Fig. 10: Strain engineering in BP.

a A highly anisotropic inverse funnel effect that pushes excitons away from the area of high tensile strain has been predicted in BP. The figure was reproduced with permission from ref. ¹²⁹. b Extinction spectra (1−T/T₀) of a 6L BP sample under varying tensile strains, with strain applied along the AC (red) and ZZ (blue) directions. c E₁₁ and E₂₂ peak energies as a function of tensile strains, the strain direction is along the AC (red) and ZZ (blue) directions, respectively. The figure was reproduced with permission from ref. ¹³⁰. d Evolution of absorption spectra with varying strains induced in AC (left) and ZZ (right) directions in 20 nm thick BP. e Bandgap plotted as a function of strain measured for two 20 nm thick BP samples. The figure was reproduced with permission from ref. ¹³¹. f Transmission-mode optical image of ripples in a 10 nm thick BP flake. Below the optical image, an atomic force microscopy topography image acquired in the region highlighted with the dashed rectangle in f is shown. g Optical absorption spectra acquired on three ripple summits, three valleys, and three flat regions, indicated with colored circles in f.

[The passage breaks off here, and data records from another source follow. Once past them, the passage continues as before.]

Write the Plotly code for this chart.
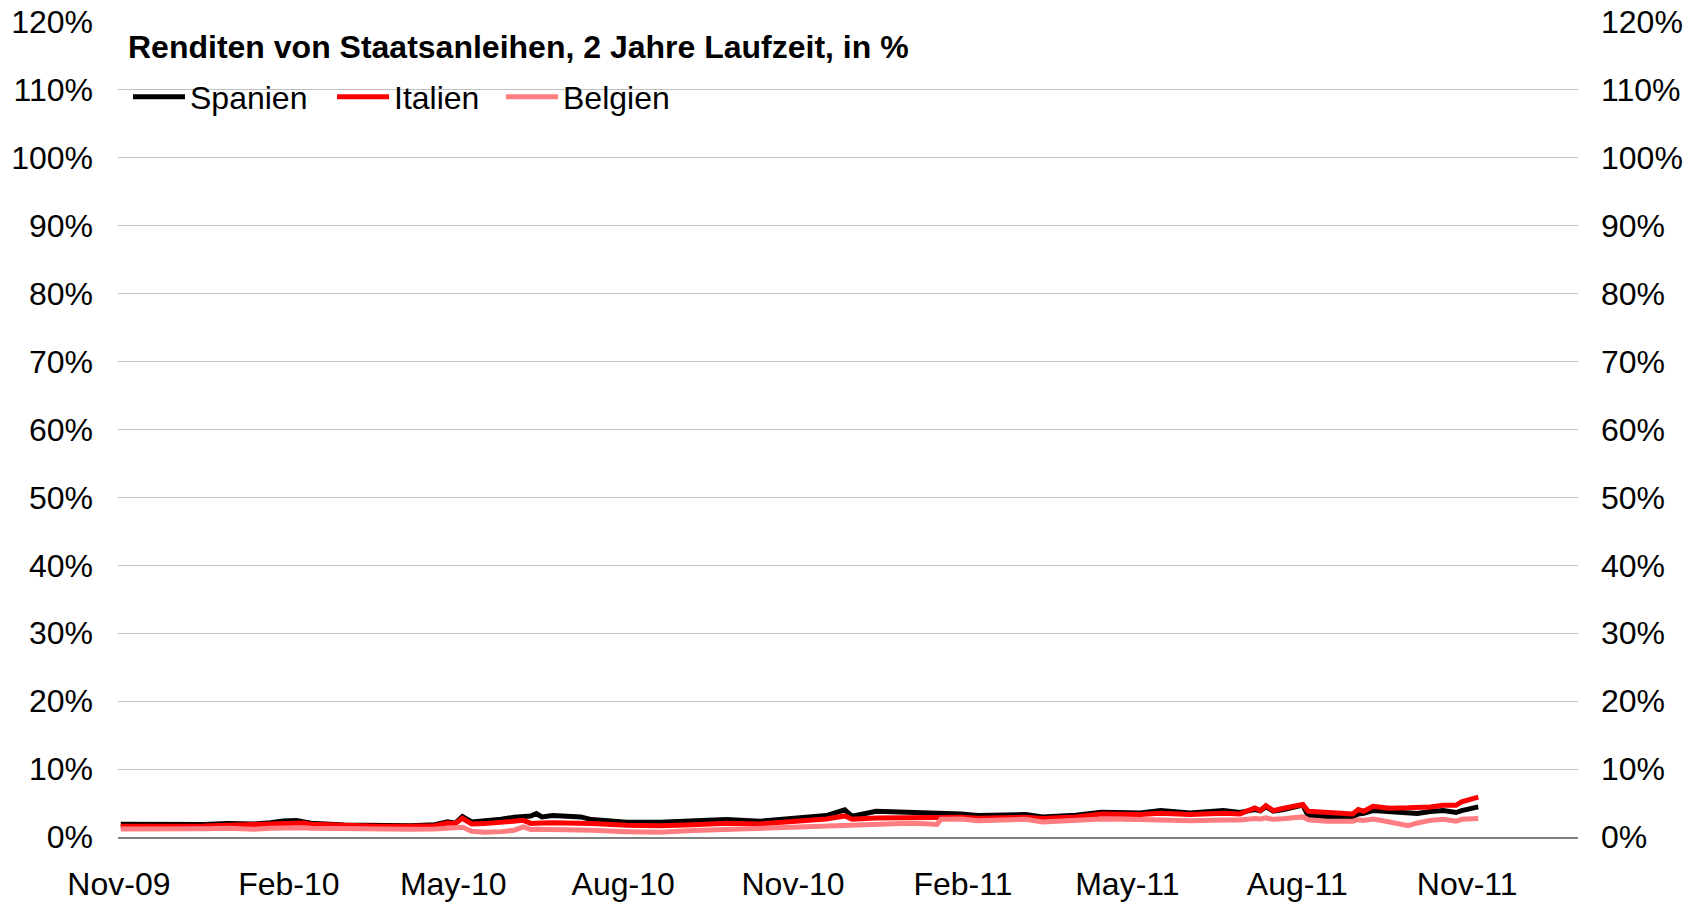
import plotly.graph_objects as go

# ---- data (values in percent) ----
dates = [
    "2009-11-02", "2009-11-16", "2009-12-03", "2009-12-17", "2009-12-30",
    "2010-01-13", "2010-01-22", "2010-01-29", "2010-02-05", "2010-02-09",
    "2010-02-13", "2010-03-03", "2010-03-21", "2010-04-08", "2010-04-21",
    "2010-04-28", "2010-05-02", "2010-05-06", "2010-05-11", "2010-05-18",
    "2010-05-27", "2010-06-03", "2010-06-08", "2010-06-12", "2010-06-15",
    "2010-06-18", "2010-06-24", "2010-07-03", "2010-07-09", "2010-07-15",
    "2010-08-03", "2010-08-21", "2010-09-08", "2010-09-26", "2010-10-14",
    "2010-11-01", "2010-11-19", "2010-11-29", "2010-12-03", "2010-12-16",
    "2011-01-03", "2011-01-12", "2011-01-18", "2011-01-20", "2011-01-31",
    "2011-02-09", "2011-02-27", "2011-03-07", "2011-03-16", "2011-04-03",
    "2011-04-17", "2011-05-08", "2011-05-19", "2011-06-04", "2011-06-22",
    "2011-07-01", "2011-07-09", "2011-07-12", "2011-07-15", "2011-07-19",
    "2011-07-24", "2011-07-31", "2011-08-04", "2011-08-07", "2011-08-17",
    "2011-08-31", "2011-09-03", "2011-09-06", "2011-09-11", "2011-09-20",
    "2011-09-30", "2011-10-05", "2011-10-12", "2011-10-19", "2011-10-26",
    "2011-10-29", "2011-11-07",
]

spanien = [
    1.87, 1.82, 1.77, 1.85, 1.97,
    1.92, 2.10, 2.35, 2.41, 2.30,
    2.02, 1.77, 1.67, 1.67, 1.82,
    2.22, 2.02, 3.00, 2.22, 2.32,
    2.61, 2.91, 2.95, 3.10, 3.45,
    2.96, 3.15, 3.00, 2.96, 2.56,
    2.17, 2.17, 2.41, 2.56, 2.32,
    2.76, 3.15, 3.99, 3.05, 3.79,
    3.69, 3.55, 3.64, 3.50, 3.40,
    3.15, 3.30, 3.30, 2.96, 3.20,
    3.64, 3.55, 3.89, 3.55, 3.89,
    3.60, 4.04, 3.85, 4.45, 3.80,
    4.00, 4.40, 4.70, 3.05, 2.96,
    3.00, 3.40, 3.50, 3.89, 3.69,
    3.40, 3.45, 3.74, 3.89, 3.60,
    3.89, 4.43,
]

italien = [
    1.58, 1.55, 1.53, 1.62, 1.72,
    1.82, 1.95, 2.10, 2.12, 2.05,
    1.87, 1.67, 1.58, 1.58, 1.67,
    2.07, 1.97, 2.76, 1.92, 1.97,
    2.17, 2.51, 2.45, 2.00, 1.97,
    2.05, 2.10, 2.12, 2.07, 1.97,
    1.72, 1.67, 1.82, 2.02, 1.92,
    2.32, 2.66, 3.10, 2.61, 2.81,
    2.91, 2.96, 2.90, 2.95, 2.91,
    2.76, 2.96, 2.90, 2.71, 2.95,
    3.40, 3.30, 3.50, 3.30, 3.50,
    3.40, 4.29, 3.90, 4.63, 3.89,
    4.19, 4.53, 4.78, 3.79, 3.60,
    3.40, 4.04, 3.80, 4.53, 4.24,
    4.29, 4.30, 4.43, 4.68, 4.68,
    5.17, 5.86,
]

belgien = [
    1.18, 1.15, 1.13, 1.20, 1.28,
    1.13, 1.30, 1.38, 1.38, 1.35,
    1.28, 1.18, 1.13, 1.13, 1.18,
    1.23, 1.25, 1.43, 0.84, 0.69,
    0.79, 1.00, 1.50, 1.10, 1.13,
    1.13, 1.10, 1.10, 1.08, 0.99,
    0.79, 0.69, 0.94, 1.13, 1.18,
    1.43, 1.63, 1.82, 1.75, 1.82,
    2.02, 1.95, 1.85, 2.60, 2.66,
    2.41, 2.66, 2.60, 2.22, 2.45,
    2.66, 2.56, 2.50, 2.41, 2.51,
    2.51, 2.71, 2.65, 2.81, 2.60,
    2.70, 2.85, 2.96, 2.55, 2.32,
    2.32, 2.55, 2.45, 2.66, 2.22,
    1.67, 2.07, 2.45, 2.61, 2.32,
    2.61, 2.71,
]

series_names = ["Spanien", "Italien", "Belgien"]
series_colors = ["#000000", "#FF0000", "#FF7C80"]

tick_dates = ["2009-11-01", "2010-02-01", "2010-05-01", "2010-08-01", "2010-11-01",
              "2011-02-01", "2011-05-01", "2011-08-01", "2011-11-01"]
tick_labels = ["Nov-09", "Feb-10", "May-10", "Aug-10", "Nov-10",
               "Feb-11", "May-11", "Aug-11", "Nov-11"]

title_text = "Renditen von Staatsanleihen, 2 Jahre Laufzeit, in %"

FONT = "Arial, Liberation Sans, sans-serif"
FS = 32

fig = go.Figure()
legends = ["legend", "legend2", "legend3"]
for vals, name, col, lg in zip([spanien, italien, belgien], series_names, series_colors, legends):
    fig.add_trace(go.Scatter(x=dates, y=vals, mode="lines", name=name,
                             line=dict(color=col, width=5), legend=lg))

# invisible trace to activate the right-hand axis
fig.add_trace(go.Scatter(x=dates, y=spanien, yaxis="y2", mode="lines",
                         line=dict(color="rgba(0,0,0,0)", width=0),
                         showlegend=False, hoverinfo="skip"))

W, H = 1699, 903
ML, MR, MT, MB = 118, 121, 22, 66
pw = W - ML - MR
ph = H - MT - MB

def px_to_paper_x(px):
    return (px - ML) / pw

def px_to_paper_y(py):
    return (H - MB - py) / ph

leg_common = dict(orientation="h", bgcolor="rgba(255,255,255,0)", borderwidth=0,
                  font=dict(family=FONT, size=FS, color="#000000"),
                  itemwidth=52, xanchor="left", yanchor="middle",
                  y=px_to_paper_y(97))

fig.update_layout(
    template="none",
    width=W, height=H,
    margin=dict(l=ML, r=MR, t=MT, b=MB, autoexpand=False),
    paper_bgcolor="white", plot_bgcolor="white",
    font=dict(family=FONT, size=FS, color="#000000"),
    title=dict(text="<b>" + title_text + "</b>", x=px_to_paper_x(128), xref="paper",
               xanchor="left", y=px_to_paper_y(47), yref="paper", yanchor="middle",
               font=dict(family=FONT, size=FS, color="#000000")),
    legend=dict(**leg_common, x=px_to_paper_x(128)),
    legend2=dict(**leg_common, x=px_to_paper_x(332)),
    legend3=dict(**leg_common, x=px_to_paper_x(501)),
    xaxis=dict(type="date", range=["2009-10-31 12:00", "2011-12-31"],
               tickvals=tick_dates, ticktext=tick_labels, showgrid=False,
               showline=True, linecolor="#808080", linewidth=2, zeroline=False,
               ticks="", ticklabelstandoff=18, automargin=False,
               tickfont=dict(family=FONT, size=FS, color="#000000")),
    yaxis=dict(range=[0, 120], dtick=10, ticksuffix="%", showgrid=True,
               gridcolor="#C0C0C0", gridwidth=1, zeroline=False, showline=False,
               ticks="", ticklabelstandoff=24, automargin=False,
               tickfont=dict(family=FONT, size=FS, color="#000000")),
    yaxis2=dict(range=[0, 120], dtick=10, ticksuffix="%", overlaying="y", side="right",
                showgrid=False, zeroline=False, showline=False, ticks="",
                ticklabelstandoff=22, automargin=False,
                tickfont=dict(family=FONT, size=FS, color="#000000")),
    hovermode=False,
)

fig.write_html("out.html", config={"displayModeBar": False},
               post_script="document.body.style.margin='0px';")
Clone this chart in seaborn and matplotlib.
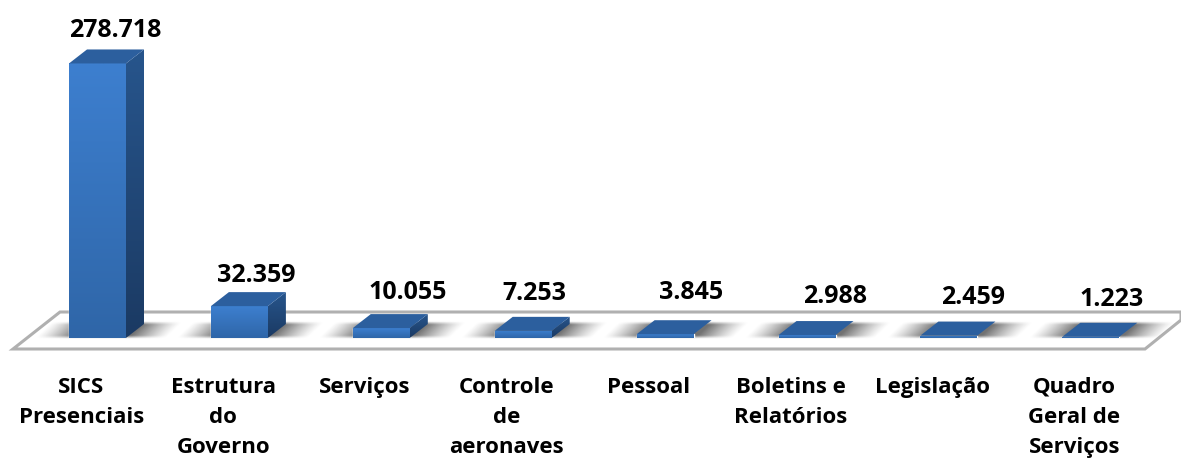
import numpy as np
import pandas as pd
import matplotlib
matplotlib.use("Agg")
import matplotlib.pyplot as plt
import seaborn as sns
from matplotlib.colors import to_rgb
from matplotlib.patches import Polygon
from matplotlib.transforms import IdentityTransform

# Chart data
categories = ["SICS\nPresenciais", "Estrutura\ndo\nGoverno", "Serviços", "Controle\nde\naeronaves",
              "Pessoal", "Boletins e\nRelatórios", "Legislação", "Quadro\nGeral de\nServiços"]
values = [278718, 32359, 10055, 7253, 3845, 2988, 2459, 1223]
value_labels = ["278.718", "32.359", "10.055", "7.253", "3.845", "2.988", "2.459", "1.223"]

# Hand placed label offsets from the bar top centre, in pixels
label_dx = [18, 17, 26, 11, 26, 28, 24, 21]
label_dy = [33, 31, 36, 37, 42, 39, 38, 37]

W, H = 1181, 459
SLOT = 141.9        # px between bars
BASE_Y = 338        # px from top of image to the bar bottoms
PX_PER_UNIT = 0.000985
DEPTH_X = 18 / SLOT
DEPTH_Y = 14 / PX_PER_UNIT

sns.set_theme(style="white")
plt.rcParams["font.family"] = ["Open Sans", "DejaVu Sans"]

fig = plt.figure(figsize=(W / 100, H / 100), dpi=100)
left = 97.5 - SLOT / 2
ax = fig.add_axes([left / W, (H - BASE_Y) / H, SLOT * 8 / W, BASE_Y / H])
ax.patch.set_alpha(0)

df = pd.DataFrame({"categoria": categories, "valor": values})
sns.barplot(data=df, x="categoria", y="valor", color="#3a78c4", width=57 / SLOT, saturation=1, ax=ax)
ax.set_xlim(-0.5, 7.5)
ax.set_ylim(0, BASE_Y / PX_PER_UNIT)
ax.set_autoscale_on(False)


def gradient_face(verts, top, bottom, zorder=3):
    verts = np.array(verts)
    grad = np.linspace(to_rgb(top), to_rgb(bottom), 64).reshape(64, 1, 3)
    ext = [verts[:, 0].min(), verts[:, 0].max(), verts[:, 1].min(), verts[:, 1].max()]
    im = ax.imshow(grad, extent=ext, aspect="auto", origin="upper", zorder=zorder, interpolation="bilinear")
    clip = Polygon(verts, closed=True, transform=ax.transData, facecolor="none", edgecolor="none")
    ax.add_patch(clip)
    im.set_clip_path(clip)


def draw_shadow(x0, x1):
    # soft grey shadow spread out on the floor on both sides of the bar
    nx, ny = 120, 24
    xs = np.linspace(-70, 90, nx)
    ys = np.linspace(0, 1, ny)
    xx, yy = np.meshgrid(xs, ys)
    xc = xx - 18 * (1 - yy) - 2
    spread = np.clip(1 - (np.abs(xc) - 28) / 38, 0, 1)
    fade = np.clip(np.sin(np.pi * yy) * 1.8, 0, 1)
    rgba = np.zeros((ny, nx, 4))
    rgba[..., :3] = 0.35
    rgba[..., 3] = 0.85 * spread ** 1.2 * fade
    mid = (x0 + x1) / 2
    ax.imshow(rgba, extent=[mid - 70 / SLOT, mid + 90 / SLOT, -1 / PX_PER_UNIT, 17 / PX_PER_UNIT],
              aspect="auto", origin="upper", zorder=1.5, interpolation="bilinear", clip_on=False)


# Floor plate, drawn in image pixels
def px(x, y):
    return (x, H - y)


floor = Polygon([px(13, 349), px(60, 312), px(1181, 312), px(1181, 320), px(1145, 349)], closed=True,
                transform=IdentityTransform(), facecolor="white", edgecolor="#b0b0b0", linewidth=2.2,
                zorder=1, clip_on=False)
ax.add_patch(floor)

# 3D look, built from the bars seaborn drew
for bar in list(ax.patches):
    if bar is floor:
        continue
    x0, x1 = bar.get_x(), bar.get_x() + bar.get_width()
    h = bar.get_height()
    draw_shadow(x0, x1)
    gradient_face([(x0, 0), (x1, 0), (x1, h), (x0, h)], "#3d7fcf", "#2f66a8", zorder=3.2)
    if h > DEPTH_Y / 2:
        gradient_face([(x1, 0), (x1 + DEPTH_X, DEPTH_Y), (x1 + DEPTH_X, h + DEPTH_Y), (x1, h)],
                      "#27558c", "#1b3a63", zorder=3.1)
    ax.add_patch(Polygon([(x0, h), (x1, h), (x1 + DEPTH_X, h + DEPTH_Y), (x0 + DEPTH_X, h + DEPTH_Y)],
                         closed=True, facecolor="#2c5f9e", edgecolor="none", zorder=3.3))
    bar.set_zorder(2)

# Value labels
for i, (v, lab) in enumerate(zip(values, value_labels)):
    ax.annotate(lab, xy=(i, v), xytext=(label_dx[i], label_dy[i]), textcoords="offset pixels",
                ha="center", va="center", fontsize=18, fontweight="bold", color="black",
                annotation_clip=False, zorder=5)

# Category labels sit a little left of the bars
ax.set_xticks(np.arange(len(categories)) - 0.115)
ax.set_xticklabels(categories, fontsize=16, fontweight="bold", color="black", linespacing=1.58)
ax.tick_params(axis="x", length=0, pad=28)
ax.set_yticks([])
ax.set_xlabel("")
ax.set_ylabel("")
sns.despine(ax=ax, left=True, bottom=True)

fig.savefig("out.png", dpi=100, facecolor="white")
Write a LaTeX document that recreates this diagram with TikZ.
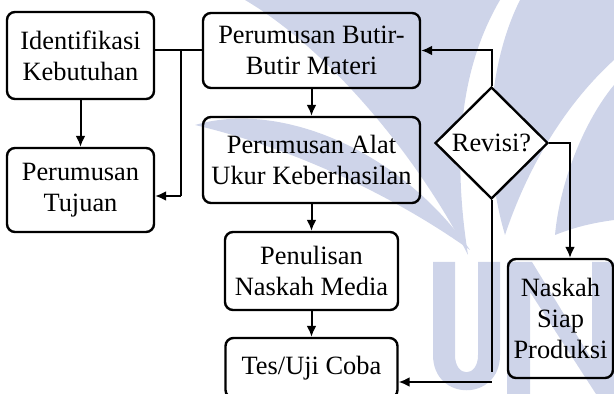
\documentclass[tikz,border=0pt]{standalone}
\usepackage{fontspec}
\setmainfont{Liberation Serif}
\usetikzlibrary{arrows.meta,shapes.geometric,calc}
\definecolor{wm}{RGB}{206,212,233}
\begin{document}
\begin{tikzpicture}[x=0.5pt,y=-0.5pt,
  procbox/.style={draw, rounded corners=4pt, line width=1.2pt, align=center, inner sep=0pt, font=\fontsize{13.2}{15.5}\selectfont},
  decbox/.style={draw, diamond, fill=white, line width=1.2pt, inner sep=0pt, font=\fontsize{13.2}{15.5}\selectfont},
  conn/.style={line width=1pt},
  arr/.style={line width=1pt, -{Latex[length=5.5pt,width=5pt]}}]
\useasboundingbox (0,0) rectangle (614,394);
\begin{scope}
\clip (0,0) rectangle (614,394);
% watermark
\fill[wm] (245,0) -- (500,0) .. controls (465,60) and (450,140) .. (468,255) .. controls (420,160) and (330,50) .. cycle;
\fill[wm] (195,125) .. controls (280,100) and (400,150) .. (470,250) .. controls (400,200) and (300,150) .. cycle;
\fill[wm] (520,0) -- (614,0) -- (614,60) .. controls (570,100) and (530,160) .. (505,235) .. controls (480,150) and (490,60) .. cycle;
\fill[wm] (614,85) .. controls (585,120) and (560,180) .. (555,235) .. controls (580,225) and (600,222) .. (614,220) -- cycle;
\fill[wm] (433,262) -- (433,355) .. controls (433,402) and (500,402) .. (500,355) -- (500,262) -- (478,262) -- (478,355) .. controls (478,378) and (455,378) .. (455,355) -- (455,262) -- cycle;
\fill[wm] (507,262) -- (532,262) -- (592,360) -- (592,262) -- (614,262) -- (614,394) -- (596,394) -- (530,292) -- (530,394) -- (507,394) -- cycle;
\end{scope}
% nodes
\node[procbox, minimum width=73.5pt, minimum height=43.5pt] (ident) at (80.5,55.5) {Identifikasi\\Kebutuhan};
\node[procbox, minimum width=73.5pt, minimum height=42pt] (tujuan) at (80.5,190) {Perumusan\\Tujuan};
\node[procbox, minimum width=108.5pt, minimum height=37.5pt] (butir) at (311.5,50.5) {Perumusan Butir-\\Butir Materi};
\node[procbox, minimum width=108.5pt, minimum height=43pt] (alat) at (311.5,160) {Perumusan Alat\\Ukur Keberhasilan};
\node[procbox, minimum width=86.5pt, minimum height=39pt] (tulis) at (311.5,271) {Penulisan\\Naskah Media};
\node[procbox, minimum width=86pt, minimum height=30pt] (tes) at (311.5,368) {Tes/Uji Coba};
\node[decbox, minimum width=56.5pt, minimum height=56pt] (rev) at (491.5,143) {Revisi?};
\node[procbox, minimum width=52.5pt, minimum height=59.5pt] (siap) at (560.5,318.5) {Naskah\\Siap\\Produksi};
% junctions
\coordinate (j1) at (181,50.5);
\coordinate (j2) at (181,196);
\coordinate (k1) at (570,143);
\coordinate (m1) at (491.5,372);
\coordinate (m2) at (491.5,382);
% connectors
\draw[conn] (ident.east |- butir.west) -- (butir.west);
\draw[conn] (j1) -- (j2);
\draw[arr] (j2) -- (tujuan.east |- j2);
\draw[arr] (ident.south) -- (tujuan.north);
\draw[arr] (butir.south) -- (alat.north);
\draw[arr] (alat.south) -- (tulis.north);
\draw[arr] (tulis.south) -- (tes.north);
\draw[arr] (rev.north) |- (butir.east);
\draw[arr] (rev.east) -- (k1) -- (k1 |- siap.north);
\draw[conn] (rev.south) -- (m1);
\draw[arr] (m2) -- (tes.east |- m2);
\end{tikzpicture}
\end{document}
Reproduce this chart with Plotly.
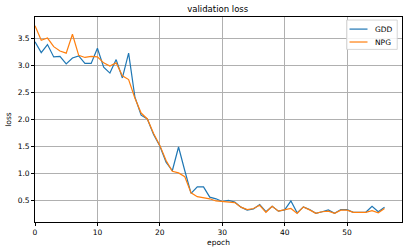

The figure was reproduced with permission from ref. ³⁷. h Averaged biaxial strain-induced shift rates of E₁₁, E₂₂, and E₃₃ peaks as a function of the layer number in 2–10L BP. i Illustration of 2L BP showing that when biaxial in-plane tensile stain is applied, the average distance between two layers (D + d) decreases due to the Poisson effect, while the gap between two layers (D) increases accompanied by a stronger decrease of the height of an individual layer d. j Schematic illustration of the band structure evolution of a bilayer BP under tensile and compressive strain. The orange dashed curves are the bands for a monolayer BP. The figure was reproduced with permission from ref. ¹³².